Recently Meg Whitman announced a management shake up aimed at driving her turnaround strategy. Bill Veghte, HP’s chief operating officer (COO), will become executive vice president and general manager of the HP Enterprise Group, a role that will now include responsibility for the coordinated development of the company’s portfolio of cloud solutions. Dave Donatelli will take on a new role focused on identifying early-stage technologies as he did successfully with 3PAR and 3Com. In a separate organizational move, HP will combine its Marketing and Communications organizations under the leadership of Chief Communications Officer Henry Gomez.
CIO Ramon Baez, a former Kimberly-Clark Corp. executive, arrived at H-P in August 2012 Baez is overseeing testing of new products in critical areas such as servers, storage and networking. One of the biggest changes at HP during the last year is that IT is playing a bigger role in the product development process at the company, which is struggling to maintain its market share.
In addition, HP announced the election of three new board members who jointly bring significant technology, finance and turnaround experience. According to activist investor and HP board member Ralph Whitworth,” these directors will bolster an already strong group of board members.” The new members, who will start service immediately, are Robert “Dob” Bennett, former president and CEO of Liberty Media; Raymond E. Ozzie, founder of Talko Inc. and former chief software architect of Microsoft; and James A. Skinner, chairman of Walgreens and former CEO of McDonald’s Corporation. To accommodate these additions, HP increased the board’s size from nine to 12 members.

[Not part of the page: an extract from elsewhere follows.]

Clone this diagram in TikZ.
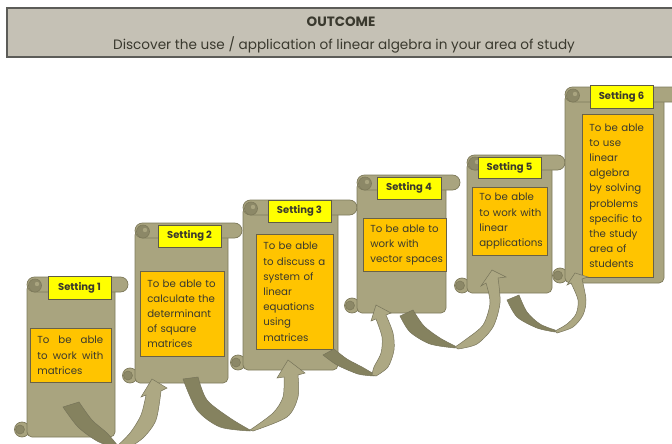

Despite such moves HP’s stock seems stuck in neutral prompting some analysts to remain skeptical about Whitman’s plan to goose HP’s performance. So what’s a CEO to do if the message isn’t quite hitting on all cylinders? Meg Whitman elaborated her thinking on LinkedIn “because the changes reflect a broader leadership philosophy that I think is relevant to any leader looking to transform their organization.
“This philosophy is straightforward and centers around one of the principles I have followed throughout my career – having the right people in the right job at the right time.

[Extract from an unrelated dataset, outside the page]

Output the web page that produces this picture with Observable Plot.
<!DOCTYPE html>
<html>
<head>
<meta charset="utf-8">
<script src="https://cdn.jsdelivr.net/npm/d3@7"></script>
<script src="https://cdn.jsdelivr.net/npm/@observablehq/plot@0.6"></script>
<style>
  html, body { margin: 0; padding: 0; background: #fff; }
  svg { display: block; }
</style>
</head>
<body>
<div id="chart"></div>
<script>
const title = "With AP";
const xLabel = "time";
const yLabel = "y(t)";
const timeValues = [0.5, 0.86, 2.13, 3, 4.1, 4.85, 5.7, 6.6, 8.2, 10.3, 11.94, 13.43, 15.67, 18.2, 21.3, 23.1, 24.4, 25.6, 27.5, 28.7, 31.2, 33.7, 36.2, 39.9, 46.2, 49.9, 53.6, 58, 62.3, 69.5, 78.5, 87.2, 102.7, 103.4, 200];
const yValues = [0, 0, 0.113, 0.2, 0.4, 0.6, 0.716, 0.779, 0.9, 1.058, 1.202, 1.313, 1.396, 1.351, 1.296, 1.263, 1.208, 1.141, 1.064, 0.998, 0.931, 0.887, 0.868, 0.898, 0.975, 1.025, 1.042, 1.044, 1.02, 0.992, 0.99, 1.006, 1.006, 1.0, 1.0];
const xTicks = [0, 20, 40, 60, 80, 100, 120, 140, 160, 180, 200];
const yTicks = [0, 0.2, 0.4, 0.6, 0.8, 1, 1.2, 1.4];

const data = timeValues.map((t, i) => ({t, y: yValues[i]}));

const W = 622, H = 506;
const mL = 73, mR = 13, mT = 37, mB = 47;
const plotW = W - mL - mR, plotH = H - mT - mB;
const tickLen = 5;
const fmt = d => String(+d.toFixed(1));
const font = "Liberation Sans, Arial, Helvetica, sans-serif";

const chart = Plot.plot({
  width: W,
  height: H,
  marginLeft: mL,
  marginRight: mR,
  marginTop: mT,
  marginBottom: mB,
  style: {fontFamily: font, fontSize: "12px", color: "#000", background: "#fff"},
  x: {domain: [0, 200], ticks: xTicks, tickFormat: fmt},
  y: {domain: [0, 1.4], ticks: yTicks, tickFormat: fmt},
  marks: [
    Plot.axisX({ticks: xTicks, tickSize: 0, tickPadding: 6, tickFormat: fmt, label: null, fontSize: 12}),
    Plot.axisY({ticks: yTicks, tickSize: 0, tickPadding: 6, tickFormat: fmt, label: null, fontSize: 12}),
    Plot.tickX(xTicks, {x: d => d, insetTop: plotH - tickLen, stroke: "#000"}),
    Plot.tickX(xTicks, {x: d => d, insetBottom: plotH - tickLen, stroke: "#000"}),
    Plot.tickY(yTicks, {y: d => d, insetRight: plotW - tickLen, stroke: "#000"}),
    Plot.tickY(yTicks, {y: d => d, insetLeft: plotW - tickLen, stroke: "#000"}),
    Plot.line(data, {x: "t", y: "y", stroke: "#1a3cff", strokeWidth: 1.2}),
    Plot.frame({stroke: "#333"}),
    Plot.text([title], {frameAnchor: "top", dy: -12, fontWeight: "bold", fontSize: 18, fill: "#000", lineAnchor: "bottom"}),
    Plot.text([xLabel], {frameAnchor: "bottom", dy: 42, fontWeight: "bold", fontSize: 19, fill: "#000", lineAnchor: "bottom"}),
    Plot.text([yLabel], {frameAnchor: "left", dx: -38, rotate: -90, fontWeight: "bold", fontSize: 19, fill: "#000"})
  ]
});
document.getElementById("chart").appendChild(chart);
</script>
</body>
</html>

Who the right person is can greatly depend on the moment. Someone who has performed an exemplary job leading one leg of that journey may not be ideally suited for the next.
As I’ve learned throughout my career, this approach applies for all organizations. The need for the right person in the right job is even more acute, for instance, in rapidly expanding enterprises and startups. I experienced this firsthand while at eBay. As a company grows quickly, a manager who is good at running a business at one scale and revenue level may suddenly find themselves overwhelmed when the business quickly surpasses a certain point. The tendency is to think that the manager is failing. In fact, the business has simply grown beyond the manager’s skills. They need help.
As the CEO of HP, it is my job to make sure we have the right people in the right job at the right time to ensure we continue to drive the turnaround. And to empower my team to make decisions to that same end.”
It’s hard to judge the effectiveness of a single social media effort, but it’s clear the HP leader isn’t leaving anything to chance to get her message across to anyone who will listen. More and more leaders are likely to follow suit.